§ **What the task asks**: Begin with the first line below and retype each line exactly through the line containing "from matplotlib.patches import". Any pictures are to be left out.

§ **Dataset section**:
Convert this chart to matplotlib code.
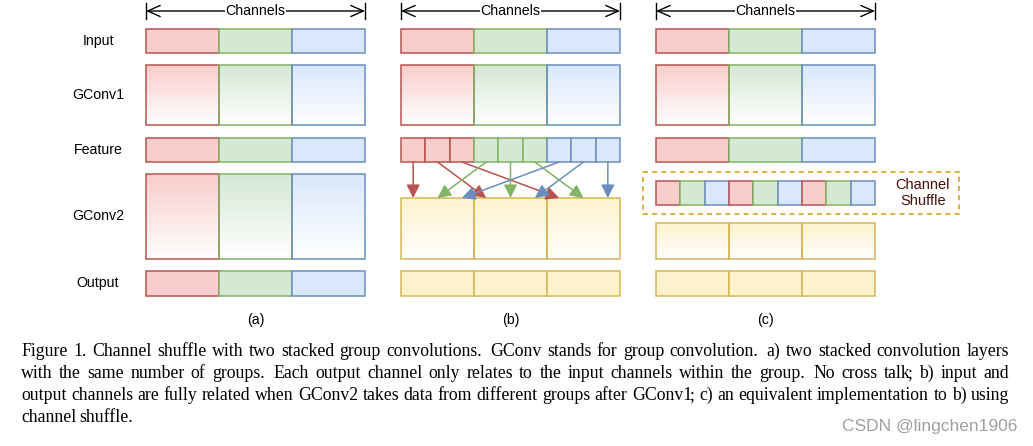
import numpy as np
import matplotlib
matplotlib.use('Agg')
import matplotlib.pyplot as plt
import matplotlib.colors as mcolors
from matplotlib.patches import Rectangle, FancyArrowPatch

# %% data
row_names = ['Input', 'GConv1', 'Feature', 'GConv2', 'Output']
panel_labels = ['(a)', '(b)', '(c)']
group_fill = ['#f8cecc', '#d5e8d4', '#dae8fc']
group_edge = ['#b85450', '#82b366', '#6c8ebf']
yellow_fill, yellow_edge = '#fff2cc', '#d6b656'
n_groups = 3
shuffle_groups = [0, 1, 2, 0, 1, 2, 0, 1, 2]       # colour group of each shuffled channel in (c)
arrow_src = [0, 1, 2, 3, 4, 5, 6, 7, 8]            # feature sub-channel in (b)
arrow_dst = [0, 3, 6, 1, 4, 7, 2, 5, 8]            # GConv2 sub-channel in (b)
caption = [
    "Figure 1. Channel shuffle with two stacked group convolutions. GConv stands for group convolution. a) two stacked convolution layers",
    "with the same number of groups. Each output channel only relates to the input channels within the group. No cross talk; b) input and",
    "output channels are fully related when GConv2 takes data from different groups after GConv1; c) an equivalent implementation to b) using",
    "channel shuffle.",
]
watermark = 'CSDN @lingchen1906'

# %% layout (pixel coordinates)
W, H = 1033, 446
panel_x = [146, 401, 656]
panel_w = 219
rows_y = {'Input': (29, 53), 'GConv1': (65, 125), 'Feature': (138, 162),
          'GConv2': (174, 259), 'Output': (271, 296)}
label_x = 98

fig = plt.figure(figsize=(W / 100, H / 100), dpi=100)
ax = fig.add_axes([0, 0, 1, 1])
ax.axis('off')
sans = 'Liberation Sans'
serif = 'Liberation Serif'


def box(x0, y0, w, h, fill, edge, gradient=False, z=2):
    if gradient:
        c = np.array(mcolors.to_rgb(fill))
        t = np.linspace(0, 1, 64)[:, None]
        img = (c[None, :] * (1 - t) + np.ones(3)[None, :] * t)[:, None, :]
        ax.imshow(img, extent=(x0, x0 + w, y0 + h, y0), origin='upper',
                  aspect='auto', interpolation='bilinear', zorder=z)
        ax.add_patch(Rectangle((x0, y0), w, h, fc='none', ec=edge, lw=1.1, zorder=z + 0.5))
    else:
        ax.add_patch(Rectangle((x0, y0), w, h, fc=fill, ec=edge, lw=1.1, zorder=z))


def group_row(x0, row, colors_fill, colors_edge, gradient=False):
    y0, y1 = rows_y[row] if isinstance(row, str) else row
    n = len(colors_fill)
    gw = panel_w / n
    for i in range(n):
        box(x0 + i * gw, y0, gw, y1 - y0, colors_fill[i], colors_edge[i], gradient)


for p, x0 in enumerate(panel_x):
    # channels arrow
    ax.annotate('', xy=(x0, 11), xytext=(x0 + panel_w, 11),
                arrowprops=dict(arrowstyle='<->,head_length=0.9,head_width=0.4',
                                lw=1.0, color='black', shrinkA=0, shrinkB=0))
    for xe in (x0, x0 + panel_w):
        ax.plot([xe, xe], [3, 19], color='black', lw=1.0)
    ax.text(x0 + panel_w / 2, 11, 'Channels', ha='center', va='center', fontsize=10.2,
            family=sans, bbox=dict(fc='white', ec='none', pad=0.5), zorder=5)

    group_row(x0, 'Input', group_fill, group_edge)
    group_row(x0, 'GConv1', group_fill, group_edge, gradient=True)
    ax.text(x0 + panel_w / 2, 320, panel_labels[p], ha='center', va='center',
            fontsize=10.2, family=sans)

    if p == 0:
        group_row(x0, 'Feature', group_fill, group_edge)
        group_row(x0, 'GConv2', group_fill, group_edge, gradient=True)
        group_row(x0, 'Output', group_fill, group_edge)
    elif p == 1:
        sub = [g for g in range(n_groups) for _ in range(3)]
        group_row(x0, 'Feature', [group_fill[g] for g in sub], [group_edge[g] for g in sub])
        group_row(x0, (198, 259), [yellow_fill] * 3, [yellow_edge] * 3, gradient=True)
        group_row(x0, 'Output', [yellow_fill] * 3, [yellow_edge] * 3)
        cw = panel_w / 9
        for s, d in zip(arrow_src, arrow_dst):
            xs = x0 + (s + 0.5) * cw
            xd = x0 + (d + 0.5) * cw
            arr = FancyArrowPatch((xs, 162), (xd, 198),
                                  arrowstyle='-|>,head_length=0.8,head_width=0.4',
                                  mutation_scale=10, color=group_edge[s // 3], lw=1.1,
                                  shrinkA=0, shrinkB=0, zorder=4)
            ax.add_patch(arr)
    else:
        group_row(x0, 'Feature', group_fill, group_edge)
        group_row(x0, (181, 205), [group_fill[g] for g in shuffle_groups],
                  [group_edge[g] for g in shuffle_groups])
        group_row(x0, (223, 259), [yellow_fill] * 3, [yellow_edge] * 3, gradient=True)
        group_row(x0, 'Output', [yellow_fill] * 3, [yellow_edge] * 3)
        ax.add_patch(Rectangle((643, 172), 316, 42, fc='none', ec='#dca21f', lw=1.2,
                               ls=(0, (3, 2.5)), zorder=3))
        ax.text(923, 193, 'Channel\nShuffle', ha='center', va='center', fontsize=10.5,
                family=sans, color='#4a0c0c', linespacing=1.2)

# row labels
for r in row_names:
    y0, y1 = rows_y[r]
    ax.text(label_x, (y0 + y1) / 2, r, ha='center', va='center', fontsize=10.2, family=sans)

# justified caption
ax.set_xlim(0, W)
ax.set_ylim(H, 0)
fig.canvas.draw()
renderer = fig.canvas.get_renderer()
cap_size = 12.8


def measure(s):
    t = ax.text(0, 0, s, fontsize=cap_size, family=serif)
    w = t.get_window_extent(renderer).width
    t.remove()
    return w


def put_word(x, y, wd):
    # a word ending in ';' is drawn in two pieces, else Agg drops it below the baseline
    if wd.endswith(';'):
        ax.text(x, y, wd[:-1], fontsize=cap_size, family=serif, ha='left', va='baseline')
        ax.text(x + measure(wd[:-1]) - 3, y, ';', fontsize=cap_size, family=serif,
                ha='left', va='baseline')
    else:
        ax.text(x, y, wd, fontsize=cap_size, family=serif, ha='left', va='baseline')


left, right = 21, 1009
baselines = [356, 378, 400, 422]
for li, line in enumerate(caption):
    words = line.split(' ')
    widths = [measure(wd[:-1]) + 2.5 if wd.endswith(';') else measure(wd) for wd in words]
    if li < len(caption) - 1:
        weights = [1.4 if (w.endswith('.') and w != '1.') else 1.0 for w in words[:-1]]
        gap = (right - left - sum(widths)) / sum(weights)
    else:
        weights = [1.0] * (len(words) - 1)
        gap = 3.3
    x = left
    for i, wd in enumerate(words):
        put_word(x, baselines[li], wd)
        if i < len(words) - 1:
            x += widths[i] + gap * weights[i]

ax.text(1017, 426, watermark, ha='right', va='center', fontsize=12.5, family=sans,
        color='#a0a0a0')

fig.savefig('out.png', dpi=100)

§ **Solution for this problem**:
Convert this chart to matplotlib code.
import numpy as np
import matplotlib
matplotlib.use('Agg')
import matplotlib.pyplot as plt
import matplotlib.colors as mcolors
from matplotlib.patches import Rectangle, FancyArrowPatch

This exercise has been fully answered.